Duo de Rouennais dérangés, groupe en vrac devant lequel on craque, Modern Men poursuit son entreprise, Anéantir le monde moderne donc, un peu Partout en France. Pour ce faire, le Canadair normand largue six torpilles et pilonne sec, avec en ligne de mire dérives sociétales et gouvernementales. Nul étonnement, dès lors, à ce que son discours prenne une tournure remontée. Quentin et Adrian (leader de MNNQNS) amorcent l’assaut au son d’un 2019 électro d’abord rêveur, lancé par une voix hispanisante. Voix robotiques à la Marvin « from Montpellier », chant-bataille, séquences saccadées ajustent un premier tir d’ores et déjà persuasif. On alterne entre songerie et emportement, de manière avisée. Le titre éponyme, sombre dégelée synth-punk braillée avec l’énergie de celui qui a compris, achevant de crédibiliser les deux acolytes et leur nouvelle fournée sans concessions. « C’est la même merde, partout en France!! »…. »ceux qui s’en sortent sont les plus vicieux! »: sans détours, Modern Men hurle sa vision.
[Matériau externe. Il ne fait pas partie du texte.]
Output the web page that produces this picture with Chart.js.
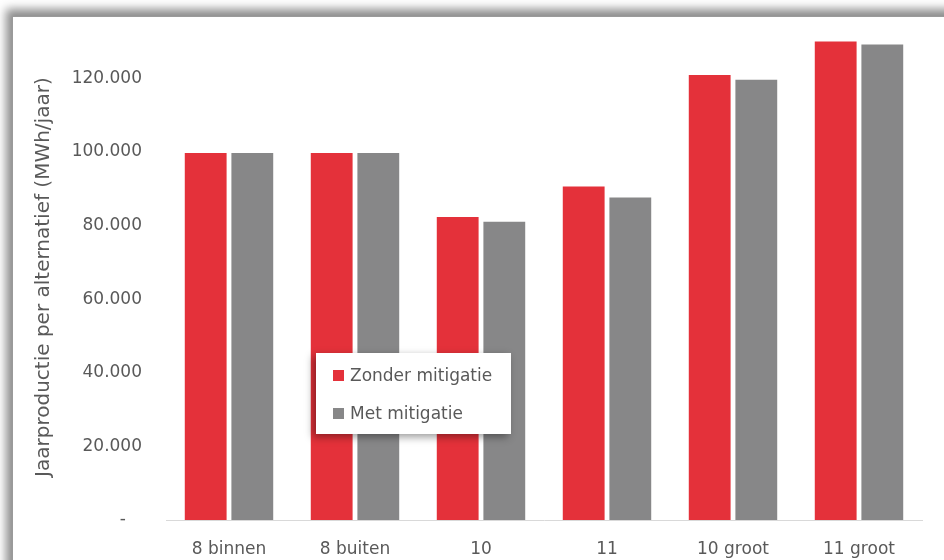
<!DOCTYPE html>
<html lang="nl">
<head>
    <meta charset="UTF-8">
    <title>Jaarproductie per alternatief</title>
    <script src="https://cdn.jsdelivr.net/npm/chart.js"></script>
    <style>
        html, body {
            margin: 0;
            padding: 0;
            width: 944px;
            height: 560px;
            overflow: hidden;
            background: #fff;
            font-family: "DejaVu Sans", sans-serif;
        }
        /* kader rond de grafiek met schaduw links/boven */
        .frame {
            position: absolute;
            left: 12px;
            top: 16px;
            width: 1000px;
            height: 620px;
            background: #fff;
            border: 1px solid #9a9a9a;
            box-shadow: -6px -7px 9px rgba(0, 0, 0, 0.45);
        }
        .chart-box {
            position: absolute;
            left: 0;
            top: 0;
            width: 944px;
            height: 560px;
        }
        .legend {
            position: absolute;
            left: 316px;
            top: 353px;
            width: 195px;
            height: 81px;
            background: #fff;
            box-shadow: -3px 3px 8px rgba(0, 0, 0, 0.4);
            box-sizing: border-box;
            padding-top: 11px;
            padding-left: 17px;
        }
        .legend div {
            height: 38px;
            line-height: 22px;
            font-size: 17px;
            color: #595959;
            white-space: nowrap;
        }
        .legend span {
            display: inline-block;
            width: 11px;
            height: 11px;
            margin-right: 6px;
            vertical-align: 0px;
        }
    </style>
</head>
<body>
    <div class="frame"></div>
    <div class="chart-box"><canvas id="chart" width="944" height="560"></canvas></div>
    <div class="legend" id="legend"></div>
    <script>
        const categories = ['8 binnen', '8 buiten', '10', '11', '10 groot', '11 groot'];
        const zonderMitigatie = [100000, 100000, 82600, 90900, 121200, 130300];
        const metMitigatie = [100000, 100000, 81300, 87900, 119900, 129500];
        const yTicks = [0, 20000, 40000, 60000, 80000, 100000, 120000];

        const red = '#e4313a';
        const grey = '#878788';
        const textColor = '#595959';
        const fontFamily = 'DejaVu Sans';

        function formatNumber(v) {
            if (v === 0) return '-   ';
            return String(v).replace(/\B(?=(\d{3})+(?!\d))/g, '.');
        }

        const chart = new Chart(document.getElementById('chart'), {
            type: 'bar',
            data: {
                labels: categories,
                datasets: [
                    { label: 'Zonder mitigatie', data: zonderMitigatie, backgroundColor: red, borderColor: 'rgba(255,255,255,0.55)', borderWidth: 1 },
                    { label: 'Met mitigatie', data: metMitigatie, backgroundColor: grey, borderColor: 'rgba(255,255,255,0.55)', borderWidth: 1 }
                ]
            },
            options: {
                responsive: false,
                animation: false,
                layout: { padding: { top: 30, right: 22, left: 0, bottom: 0 } },
                datasets: { bar: { categoryPercentage: 0.74, barPercentage: 0.94 } },
                plugins: {
                    legend: { display: false },
                    tooltip: { enabled: false }
                },
                scales: {
                    x: {
                        grid: { display: false, drawTicks: false },
                        border: { display: true, color: '#d9d9d9', width: 1 },
                        ticks: { color: textColor, font: { family: fontFamily, size: 17 }, padding: 19, maxRotation: 0 },
                        afterFit: scale => { scale.height = 40; }
                    },
                    y: {
                        min: 0,
                        max: 132000,
                        grid: { display: false, drawTicks: false },
                        border: { display: false },
                        afterBuildTicks: scale => { scale.ticks = yTicks.map(v => ({ value: v })); },
                        ticks: {
                            color: textColor,
                            font: { family: fontFamily, size: 17 },
                            padding: 24,
                            callback: v => formatNumber(v)
                        },
                        title: {
                            display: true,
                            text: 'Jaarproductie per alternatief (MWh/jaar)',
                            color: textColor,
                            font: { family: fontFamily, size: 20, weight: 'normal' },
                            padding: { top: 32, bottom: 0 }
                        },
                        afterFit: scale => { scale.width = 166; }
                    }
                }
            }
        });

        // legenda als los kader binnen het plotgebied
        const legend = document.getElementById('legend');
        chart.data.datasets.forEach(ds => {
            const row = document.createElement('div');
            const box = document.createElement('span');
            box.style.background = ds.backgroundColor;
            row.appendChild(box);
            row.appendChild(document.createTextNode(ds.label));
            legend.appendChild(row);
        });
    </script>
</body>
</html>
Partout en France, on devrait les écouter, ces oiseaux (de bon augure)-là. Sous des aspects débraillés, ils ont des choses à dire et pour ça, outre le fait de ne pas se planquer, ils nous fabriquent des écrins bien destroy. FFNHR grince et ondule, flirte avec l’indus dans ses bruits d’ornement. Il ne s’agit pas de gazouiller, le cui-cui les p’tits oiseaux se voit logiquement relégué aux calendes grecques. La fièvre électro underground, pulsée, de Hear nothing vient groover jusqu’à pénétrer les esprits. Modern Men nous est nécessaire, il dévie et balance tout en gratifiant son monde de bondieuseries musicales pas piquées des hannetons. Un saxo, si je ne m’abuse, vient siruper l’effort mais aussi, et surtout, le faire gronder. D’un seul coup, ça stoppe. Normal, tout est dit. Sale bête, s’il retombe en force de frappe, se faisant plus céleste, n’en dit pas moins. Souriez, vous êtes…épiés. Traqués, Partout en France. Sale(s) bête(s) que ceux qui, impunément, attentent à nos droits. Mixing my pain with hate, doté de synthés pas très loin du guilleret en contrepoint avec des voix vindicatives, de boucles entêtantes aussi, s’en vient finir la partie compos. Modern Men s’en sort, une fois encore, en faisant corps, avec un foutu brio. On s’attaque alors à la partie covers, pour se rendre compte que dans ce domaine, on ne se nourrit pas de petit lait.
Photo Félix Ramaën.
Ah non tonton, c’est d’abord Lock me up (ft. Grand Guru-bonus) qui s’amuse à trafiquer ses vocaux, s’emballe, fait danser (dans le noir) et impose ses soubresauts nuptiaux. Trop bon l’bazar, joué de pair avec un autre olibrius furieusement doué de la scène rouennaise. I’m so tired (Fugazi cover) percute ensuite et à son tour, porté par un groove électro grésillant, que zèbrent des rythmes secs. Minimal, l’ep fait mal. A ceux qui rêvent, dans l’ombre, de faire aussi bien. Modern Men lui met fin en hurlant Banned in D.C. (Bad Brains cover), ainsi que H.R. aimait, jadis, à le faire. Ca bruisse de toutes parts, on se situe en deçà des deux minutes. Le chaos, comme Partout en France finalement. Un EP « extended » rougeoyant, offensif mais diversifié, bardé de titres qui secouent la tour d’ivoire. Celle où nichent les pires: les vautours, les rapaces à l’esprit dégueulasse, qui sans scrupules appuient sur la gueule du peuple, en amenuisent le quotidien. Ils tomberont un jour, frappés par la foudre de ces formations ni dupes ni soumises, telle Modern Men et sa discographie-labyrinthe de haut vol, aux sorties pour le moins lucides et convaincantes.